--- BEGIN Given material ---

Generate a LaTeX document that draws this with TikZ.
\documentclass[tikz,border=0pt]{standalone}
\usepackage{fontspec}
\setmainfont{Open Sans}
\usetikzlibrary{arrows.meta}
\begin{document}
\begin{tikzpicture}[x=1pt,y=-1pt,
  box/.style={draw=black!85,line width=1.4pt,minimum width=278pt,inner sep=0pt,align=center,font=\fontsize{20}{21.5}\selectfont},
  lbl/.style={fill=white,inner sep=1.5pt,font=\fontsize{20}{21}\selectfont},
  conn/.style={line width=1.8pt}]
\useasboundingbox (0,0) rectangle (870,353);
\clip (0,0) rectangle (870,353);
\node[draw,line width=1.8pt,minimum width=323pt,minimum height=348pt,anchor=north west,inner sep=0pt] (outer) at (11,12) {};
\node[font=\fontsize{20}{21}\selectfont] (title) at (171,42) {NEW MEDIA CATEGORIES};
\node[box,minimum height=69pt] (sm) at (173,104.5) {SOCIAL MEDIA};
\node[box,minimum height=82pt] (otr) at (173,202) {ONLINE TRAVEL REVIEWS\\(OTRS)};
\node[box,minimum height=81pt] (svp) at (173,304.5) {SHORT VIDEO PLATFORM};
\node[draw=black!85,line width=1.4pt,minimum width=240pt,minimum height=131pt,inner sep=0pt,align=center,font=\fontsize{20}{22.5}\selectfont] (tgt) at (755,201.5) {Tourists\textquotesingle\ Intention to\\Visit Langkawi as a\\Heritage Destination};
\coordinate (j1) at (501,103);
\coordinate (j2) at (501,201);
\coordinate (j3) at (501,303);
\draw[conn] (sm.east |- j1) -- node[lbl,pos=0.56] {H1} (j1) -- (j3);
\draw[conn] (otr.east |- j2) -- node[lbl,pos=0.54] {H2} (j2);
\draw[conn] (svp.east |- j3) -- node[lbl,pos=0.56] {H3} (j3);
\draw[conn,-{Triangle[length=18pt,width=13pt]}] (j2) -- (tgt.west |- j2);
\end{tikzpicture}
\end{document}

--- END Given material ---

■ What needs to be done ■
Make an exact copy of all the data.

■ Exercise solution ■
Generate a LaTeX document that draws this with TikZ.
\documentclass[tikz,border=0pt]{standalone}
\usepackage{fontspec}
\setmainfont{Open Sans}
\usetikzlibrary{arrows.meta}
\begin{document}
\begin{tikzpicture}[x=1pt,y=-1pt,
  box/.style={draw=black!85,line width=1.4pt,minimum width=278pt,inner sep=0pt,align=center,font=\fontsize{20}{21.5}\selectfont},
  lbl/.style={fill=white,inner sep=1.5pt,font=\fontsize{20}{21}\selectfont},
  conn/.style={line width=1.8pt}]
\useasboundingbox (0,0) rectangle (870,353);
\clip (0,0) rectangle (870,353);
\node[draw,line width=1.8pt,minimum width=323pt,minimum height=348pt,anchor=north west,inner sep=0pt] (outer) at (11,12) {};
\node[font=\fontsize{20}{21}\selectfont] (title) at (171,42) {NEW MEDIA CATEGORIES};
\node[box,minimum height=69pt] (sm) at (173,104.5) {SOCIAL MEDIA};
\node[box,minimum height=82pt] (otr) at (173,202) {ONLINE TRAVEL REVIEWS\\(OTRS)};
\node[box,minimum height=81pt] (svp) at (173,304.5) {SHORT VIDEO PLATFORM};
\node[draw=black!85,line width=1.4pt,minimum width=240pt,minimum height=131pt,inner sep=0pt,align=center,font=\fontsize{20}{22.5}\selectfont] (tgt) at (755,201.5) {Tourists\textquotesingle\ Intention to\\Visit Langkawi as a\\Heritage Destination};
\coordinate (j1) at (501,103);
\coordinate (j2) at (501,201);
\coordinate (j3) at (501,303);
\draw[conn] (sm.east |- j1) -- node[lbl,pos=0.56] {H1} (j1) -- (j3);
\draw[conn] (otr.east |- j2) -- node[lbl,pos=0.54] {H2} (j2);
\draw[conn] (svp.east |- j3) -- node[lbl,pos=0.56] {H3} (j3);
\draw[conn,-{Triangle[length=18pt,width=13pt]}] (j2) -- (tgt.west |- j2);
\end{tikzpicture}
\end{document}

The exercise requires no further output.